The good news: Happ pitched a scoreless ninth with only one hit off him. The bad news: Before that, LaStella got the final out of the top of the sixth but surrendered a leadoff homer in the seventh before pitching scoreless the rest of the inning. And Caratini, a catcher by trade who knows a little something about pitching, shook off a leadoff single to get two swift ground outs before surrendering a two-run homer and then retiring the side.

There’s no record of Maddon calling for anything resembling a mercy rule.

Nor was there one known to have come from Mariners manager Scott Servais last month, when the Angels—playing their first home game since the unexpected death of pitcher Tyler Skaggs in Texas—not only threw a combined no-hitter at the Mariners but blew them out, 11-0, in a game so emotional all of baseball cast their eyes upon Angel Stadium and nobody accused the Angels of being bullies.

Some position players itch for the chance to pitch even once, to even one hitter. The Cubs’ All-Star third baseman Anthony Rizzo was such a player. He’d only hankered to pitch to even one major league hitter his entire career when, on the wrong end of a 7-1 loss, last 23 July, Maddon granted his wish.

Caratini started pitching the top of that ninth, surrendering a leadoff single and luring a double play. Then Maddon sent Rizzo to the mound. To pitch to Diamondbacks relief pitcher Jorge de la Rosa. The count actually went to 2-2 despite the slop-tossing Rizzo, before Rizzo threw de la Rosa something that approximated Rip Sewell’s once-famous eephus pitch, and de la Rosa flied out to center.

Despite the likelihood of the Cubs finishing the loss they started, Wrigley Field went nutshit the moment de la Rosa’s fly landed in center fielder Happ’s glove and Rizzo began walking off the mound with an even bigger boyish grin on his phiz than he normally flashes in moments of joy.

In 2016, a Cub catcher named David Ross, on the threshold of retirement after a fine career, made up for an error in Game Seven of the World Series by hitting one over the center field fence an inning later. It was the final major league hit and homer in his final major league at-bat for a man whose first major league home run was hit against a position player in a blowout. Grandpa Rossy may be the only major league player to hold that distinction.
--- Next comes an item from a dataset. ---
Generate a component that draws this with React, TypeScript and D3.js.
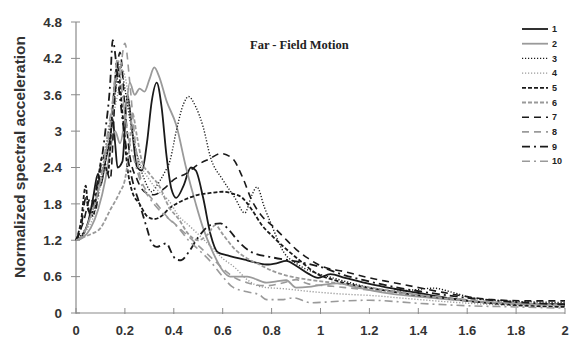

On 20 September 2002, rookie Ross’s Dodgers entered the top of the ninth blowing the Diamondbacks out 18-0. Ross took over for Paul Lo Duca behind the plate in the seventh and came up to bat in the ninth. Diamondbacks first baseman Mark Grace, who wasn’t in the starting lineup, volunteered to take one for the team and manager Bob Brenly assented.

With two unexpected fly outs to open that inning, Ross checked in at the plate against Grace. He hit Grace’s first float ball over the left field fence. “His first major league home run, and he hits it off Mark Grace,” Grace cracked after the game ended 19-1, “I feel sorry for that kid.”

What was then known as Bank One Ballpark shook with unexpected amusement over the sight of Grace on the mound. He got big laughs on both sides of the field and from the stands when, at one point, pitching from the stretch, he performed a dead-on impersonation of veteran reliever Mike Fetters, a portly fellow with the countenance of a grizzly bear suffering indigestion when taking a sign from his catcher.

The crowd didn’t even seem to mind one bit that Ross piled onto that severe a blowout with a shot into the seats.

“Position player pitching opportunities raise the likelihood for weird baseball stuff,” wrote MLB.com’s Jake Mintz, “without significantly reducing the potential for close and competitive game action.”

Position players also aren’t likely to even think about busting moves on the mound such as trying to throw ungodly fastballs or big sweeping curve balls. They know how to stay within their selves and their limitations. Boone may be admirable to worry about injuries, but position players on the mound are actually brainier than that.

If you’re looking to make and keep baseball fun again, well, who says it isn’t fun to see the big boys humbled by a real blowout now and then? Who says it isn’t fun to see even Yankee position players having to take one for the team now and then?

Apparently, Boone isn’t amused. There are times you’d think the greatest comedians in history couldn’t amuse the Yankees. Let a Yankee position player take the mound on the wrong end of a blowout and actually have a little mad fun with it, and don’t be shocked if he’s fined for conduct unbecoming a Yankee, the poor guy.

Let’s not let those sourpusses from the south Bronx spoil our fun. Lord have mercy, the Show doesn’t need a mercy rule. It needs more fun potential.